◆ Your task ◆
Leaving out all pictures, please print only the lines from the one containing "Convert this chart" through the one containing "from matplotlib.ticker import MultipleLocator, FuncFormatter".

◆ Dataset records ◆
>>>>>

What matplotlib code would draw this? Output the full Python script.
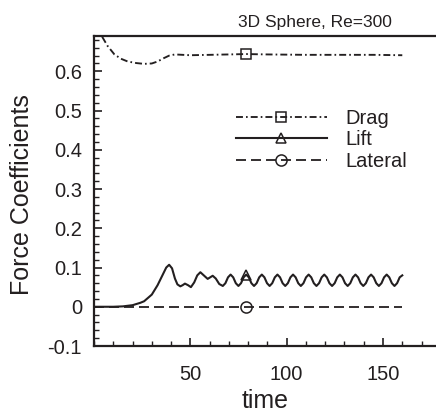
import matplotlib
matplotlib.use('Agg')
import matplotlib.pyplot as plt
from matplotlib.ticker import MultipleLocator

plt.rcParams['font.family'] = ['Liberation Sans', 'DejaVu Sans']
plt.rcParams['lines.scale_dashes'] = False
ink = '#231f20'

# drag coefficient history
drag_t = [0, 2, 4, 7, 10.6, 14, 17.5, 22, 26, 30, 33, 36, 39, 42, 50, 60, 70, 79, 90, 110, 130, 145, 160]
drag_v = [0.76, 0.72, 0.69, 0.665, 0.643, 0.632, 0.625, 0.621, 0.619, 0.62, 0.625, 0.633, 0.64, 0.643,
          0.641, 0.642, 0.643, 0.644, 0.643, 0.642, 0.642, 0.642, 0.641]

# lift coefficient history (transient, then periodic shedding)
lift_t = [0, 10, 15, 20, 24, 26, 30, 33, 35.5, 37.5, 39, 40.5, 42, 43.3, 44.8, 46, 47.2, 48.8, 50.3,
          52, 53.6, 55.2, 57.2, 59, 60.3, 61.6, 63.2, 65,
          66.85, 68.2, 69.55, 70.9, 72.25, 73.6,
          74.95, 76.3, 77.65, 79.0, 80.35, 81.7,
          83.05, 84.4, 85.75, 87.1, 88.45, 89.8,
          91.15, 92.5, 93.85, 95.2, 96.55, 97.9,
          99.25, 100.6, 101.95, 103.3, 104.65, 106.0,
          107.35, 108.7, 110.05, 111.4, 112.75, 114.1,
          115.45, 116.8, 118.15, 119.5, 120.85, 122.2,
          123.55, 124.9, 126.25, 127.6, 128.95, 130.3,
          131.65, 133.0, 134.35, 135.7, 137.05, 138.4,
          139.75, 141.1, 142.45, 143.8, 145.15, 146.5,
          147.85, 149.2, 150.55, 151.9, 153.25, 154.6,
          155.95, 157.3, 158.65, 160.0]
lift_v = [0, 0, 0.001, 0.004, 0.01, 0.014, 0.031, 0.055, 0.08, 0.1, 0.107, 0.098, 0.072, 0.057, 0.052,
          0.055, 0.059, 0.055, 0.05, 0.062, 0.08, 0.088, 0.079, 0.071, 0.075, 0.079, 0.072, 0.058,
          0.053, 0.06, 0.075, 0.082, 0.075, 0.06,
          0.053, 0.06, 0.075, 0.082, 0.075, 0.06,
          0.053, 0.06, 0.075, 0.082, 0.075, 0.06,
          0.053, 0.06, 0.075, 0.082, 0.075, 0.06,
          0.053, 0.06, 0.075, 0.082, 0.075, 0.06,
          0.053, 0.06, 0.075, 0.082, 0.075, 0.06,
          0.053, 0.06, 0.075, 0.082, 0.075, 0.06,
          0.053, 0.06, 0.075, 0.082, 0.075, 0.06,
          0.053, 0.06, 0.075, 0.082, 0.075, 0.06,
          0.053, 0.06, 0.075, 0.082, 0.075, 0.06,
          0.053, 0.06, 0.075, 0.082, 0.075, 0.06,
          0.053, 0.06, 0.075, 0.08]

# lateral force stays zero
lat_t = [0, 79, 160]
lat_v = [0, 0, 0]

mark_t = 79

fig = plt.figure(figsize=(4.36, 4.13), dpi=100)
ax = fig.add_axes([94 / 436, 67 / 413, 342 / 436, 310 / 413])

def mark_idx(ts):
    return [min(range(len(ts)), key=lambda i: abs(ts[i] - mark_t))]

ax.plot(drag_t, drag_v, color=ink, lw=1.35, dashes=(5, 2.2, 1.2, 2.2),
        marker='s', ms=6.5, mfc='none', mec=ink, mew=1.1, markevery=mark_idx(drag_t), label='Drag')
ax.plot(lift_t, lift_v, color=ink, lw=1.5, ls='-',
        marker='^', ms=7, mfc='none', mec=ink, mew=1.1, markevery=mark_idx(lift_t), label='Lift')
ax.plot(lat_t, lat_v, color=ink, lw=1.3, dashes=(7.2, 3.6),
        marker='o', ms=8, mfc='none', mec=ink, mew=1.1, markevery=[1], label='Lateral')

ax.set_xlim(0, 177.5)
ax.set_ylim(-0.1, 0.69)
ax.xaxis.set_minor_locator(MultipleLocator(10))
ax.yaxis.set_minor_locator(MultipleLocator(0.02))
ax.set_xticks([50, 100, 150])
ax.set_yticks([-0.1, 0, 0.1, 0.2, 0.3, 0.4, 0.5, 0.6])
ax.set_yticklabels(['-0.1', '0', '0.1', '0.2', '0.3', '0.4', '0.5', '0.6'])

ax.spines['right'].set_visible(False)
for s in ['left', 'bottom', 'top']:
    ax.spines[s].set_linewidth(1.6)
    ax.spines[s].set_color(ink)
ax.tick_params(which='both', direction='in', colors=ink, top=False, right=False)
ax.tick_params(which='major', length=5.8, width=1.2, labelsize=14.5)
ax.tick_params(axis='y', which='major', pad=8.6)
ax.tick_params(axis='x', which='major', pad=13.5)
ax.tick_params(which='minor', length=3.6, width=1.0)

ax.set_ylabel('Force Coefficients', fontsize=18, color=ink)
ax.yaxis.set_label_coords(-0.175, 0.49)
ax.set_xlabel('time', fontsize=18, color=ink)
ax.xaxis.set_label_coords(0.5, -0.14)

fig.text(315 / 436, 1 - 22 / 413, '3D Sphere, Re=300', fontsize=12.5, color=ink,
         ha='center', va='center')

leg = ax.legend(loc='upper left', bbox_to_anchor=(236 / 436, 1 - 109 / 413),
                bbox_transform=fig.transFigure, frameon=False, fontsize=14.5,
                handlelength=4.5, handletextpad=0.95, borderpad=0, borderaxespad=0,
                labelspacing=0.12, numpoints=1)
for t in leg.get_texts():
    t.set_color(ink)

fig.savefig('out.png', dpi=100)
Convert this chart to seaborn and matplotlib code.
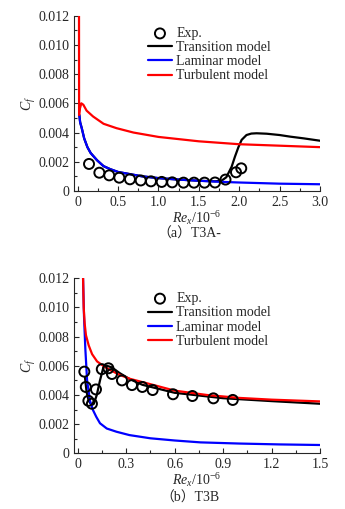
# %% libraries
import matplotlib
matplotlib.use("Agg")
import matplotlib.pyplot as plt
import seaborn as sns
from matplotlib.ticker import MultipleLocator, FuncFormatter

# %% data (Re_x / 10^6, Cf)
# (a) T3A-
a_exp_x = [0.14, 0.268, 0.39, 0.515, 0.647, 0.78, 0.907, 1.04, 1.17, 1.31,
           1.44, 1.57, 1.70, 1.83, 1.96, 2.025]
a_exp_y = [0.00185, 0.00125, 0.00107, 0.00091, 0.0008, 0.00072, 0.00066,
           0.00062, 0.00059, 0.00057, 0.00057, 0.00057, 0.00058, 0.00078,
           0.00128, 0.00155]

a_trans_x = [0.02, 0.03, 0.05, 0.08, 0.12, 0.16, 0.24, 0.32, 0.4, 0.5, 0.65,
             0.8, 1.0, 1.25, 1.5, 1.7, 1.78, 1.84, 1.906, 1.947, 1.99, 2.03,
             2.09, 2.15, 2.215, 2.34, 2.5, 2.63, 2.8, 3.0]
a_trans_y = [0.0052, 0.0047, 0.0043, 0.0036, 0.003, 0.0026, 0.0021, 0.0017,
             0.0015, 0.0013, 0.00115, 0.001, 0.00088, 0.00078, 0.0007,
             0.00066, 0.0007, 0.00094, 0.00166, 0.00235, 0.003, 0.0035,
             0.00383, 0.00393, 0.00395, 0.00392, 0.00383, 0.00372, 0.0036,
             0.00344]

a_lam_x = [0.02, 0.03, 0.05, 0.08, 0.12, 0.16, 0.24, 0.32, 0.4, 0.5, 0.65,
           0.8, 1.0, 1.25, 1.5, 1.75, 2.0, 2.5, 3.0]
a_lam_y = [0.0052, 0.0047, 0.0043, 0.0036, 0.003, 0.0026, 0.0021, 0.0017,
           0.0015, 0.0013, 0.00115, 0.001, 0.00088, 0.00078, 0.0007,
           0.00063, 0.00058, 0.0005, 0.00046]

a_turb_x = [0.016, 0.017, 0.025, 0.045, 0.07, 0.11, 0.19, 0.32, 0.48, 0.69,
            1.0, 1.5, 2.0, 2.5, 3.0]
a_turb_y = [0.012, 0.0052, 0.0056, 0.006, 0.0059, 0.0055, 0.0051, 0.0046,
            0.0043, 0.004, 0.0037, 0.0034, 0.0032, 0.0031, 0.003]

# (b) T3B
b_exp_x = [0.041, 0.05, 0.066, 0.088, 0.113, 0.149, 0.19, 0.212, 0.274,
           0.336, 0.40, 0.464, 0.59, 0.71, 0.84, 0.96]
b_exp_y = [0.0056, 0.00455, 0.0036, 0.0034, 0.00438, 0.00577, 0.00583,
           0.00544, 0.005, 0.00468, 0.00455, 0.00434, 0.00405, 0.00393,
           0.00377, 0.00366]

b_trans_x = [0.045, 0.055, 0.068, 0.087, 0.1, 0.118, 0.138, 0.159, 0.18,
             0.21, 0.26, 0.32, 0.4, 0.6, 0.9, 1.2, 1.5]
b_trans_y = [0.0052, 0.0042, 0.0036, 0.0033, 0.0034, 0.004, 0.005, 0.0059,
             0.006, 0.0059, 0.0055, 0.0051, 0.0047, 0.00415, 0.00378,
             0.00358, 0.0034]

b_lam_x = [0.033, 0.039, 0.047, 0.058, 0.076, 0.093, 0.115, 0.138, 0.18,
           0.24, 0.32, 0.45, 0.6, 0.76, 1.0, 1.25, 1.5]
b_lam_y = [0.012, 0.0094, 0.0072, 0.005, 0.0036, 0.003, 0.0025, 0.00206,
           0.0017, 0.00148, 0.00125, 0.00103, 0.00088, 0.00075, 0.00067,
           0.00061, 0.00057]

b_turb_x = [0.033, 0.037, 0.043, 0.051, 0.068, 0.089, 0.12, 0.171, 0.254,
            0.326, 0.43, 0.6, 0.8, 1.0, 1.2, 1.5]
b_turb_y = [0.0121, 0.01, 0.0089, 0.0081, 0.0074, 0.0068, 0.0063, 0.0059,
            0.0054, 0.0051, 0.0048, 0.0043, 0.004, 0.0038, 0.00368, 0.00356]

labels = ["Exp.", "Transition model", "Laminar model", "Turbulent model"]
captions = ["\uff08a\uff09T3A-", "\uff08b\uff09T3B"]

# %% style
sns.set_style("ticks")
plt.rcParams["font.family"] = ["Liberation Serif", "Noto Sans CJK SC"]
plt.rcParams["mathtext.fontset"] = "custom"
plt.rcParams["mathtext.rm"] = "Liberation Serif"
plt.rcParams["mathtext.it"] = "Liberation Serif:italic"
plt.rcParams["font.size"] = 10

fig = plt.figure(figsize=(3.45, 5.09), dpi=100)
ax_a = fig.add_axes([0.2145, 0.6248, 0.713, 0.3444])
ax_b = fig.add_axes([0.2145, 0.1094, 0.713, 0.3438])


def draw(ax, ex, ey, tx, ty, lx, ly, ux, uy, anchor_y):
    sns.lineplot(x=tx, y=ty, ax=ax, color="black", lw=1.6, sort=False,
                 estimator=None, label=labels[1])
    sns.lineplot(x=lx, y=ly, ax=ax, color="#0000ff", lw=1.6, sort=False,
                 estimator=None, label=labels[2])
    sns.lineplot(x=ux, y=uy, ax=ax, color="#ff0000", lw=1.6, sort=False,
                 estimator=None, label=labels[3])
    sns.scatterplot(x=ex, y=ey, ax=ax, marker="o", s=52, facecolor="none",
                    edgecolor="black", linewidth=1.4, zorder=5,
                    label=labels[0])
    handles, labs = ax.get_legend_handles_labels()
    order = [labs.index(l) for l in labels]
    ax.legend([handles[i] for i in order], [labs[i] for i in order],
              loc="upper left", bbox_to_anchor=(0.30, anchor_y),
              frameon=False, fontsize=10, handlelength=1.75,
              handletextpad=0.3, labelspacing=0.08, borderpad=0,
              borderaxespad=0)
    ax.set_ylim(0, 0.012)
    ax.yaxis.set_major_locator(MultipleLocator(0.002))
    ax.yaxis.set_minor_locator(MultipleLocator(0.001))
    ax.yaxis.set_major_formatter(
        FuncFormatter(lambda v, p: "0" if abs(v) < 1e-9 else f"{v:.3f}"))
    ax.tick_params(which="both", direction="in", width=0.8, labelsize=10)
    ax.tick_params(which="major", length=3.5)
    ax.tick_params(which="minor", length=2)
    sns.despine(ax=ax)
    ax.set_ylabel("$C_f$", fontsize=10, labelpad=0)
    ax.set_xlabel("$Re_x$/10$^{-6}$", fontsize=10, labelpad=0)


# %% (a) T3A-
draw(ax_a, a_exp_x, a_exp_y, a_trans_x, a_trans_y, a_lam_x, a_lam_y,
     a_turb_x, a_turb_y, 0.935)
ax_a.set_xlim(-0.046, 3.0)
ax_a.xaxis.set_major_locator(MultipleLocator(0.5))
ax_a.xaxis.set_minor_locator(MultipleLocator(0.25))
ax_a.xaxis.set_major_formatter(
    FuncFormatter(lambda v, p: "0" if abs(v) < 1e-9 else f"{v:.1f}"))

# %% (b) T3B
draw(ax_b, b_exp_x, b_exp_y, b_trans_x, b_trans_y, b_lam_x, b_lam_y,
     b_turb_x, b_turb_y, 0.92)
ax_b.set_xlim(-0.023, 1.5)
ax_b.xaxis.set_major_locator(MultipleLocator(0.3))
ax_b.xaxis.set_minor_locator(MultipleLocator(0.15))
ax_b.xaxis.set_major_formatter(
    FuncFormatter(lambda v, p: "0" if abs(v) < 1e-9 else f"{v:.1f}"))

# %% captions
fig.text(0.55, 0.540, captions[0], ha="center", va="center", fontsize=10)
fig.text(0.55, 0.0216, captions[1], ha="center", va="center", fontsize=10)

fig.savefig("out.png", dpi=100)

<<<<<

◆ Problem solution ◆
Convert this chart to seaborn and matplotlib code.
# %% libraries
import matplotlib
matplotlib.use("Agg")
import matplotlib.pyplot as plt
import seaborn as sns
from matplotlib.ticker import MultipleLocator, FuncFormatter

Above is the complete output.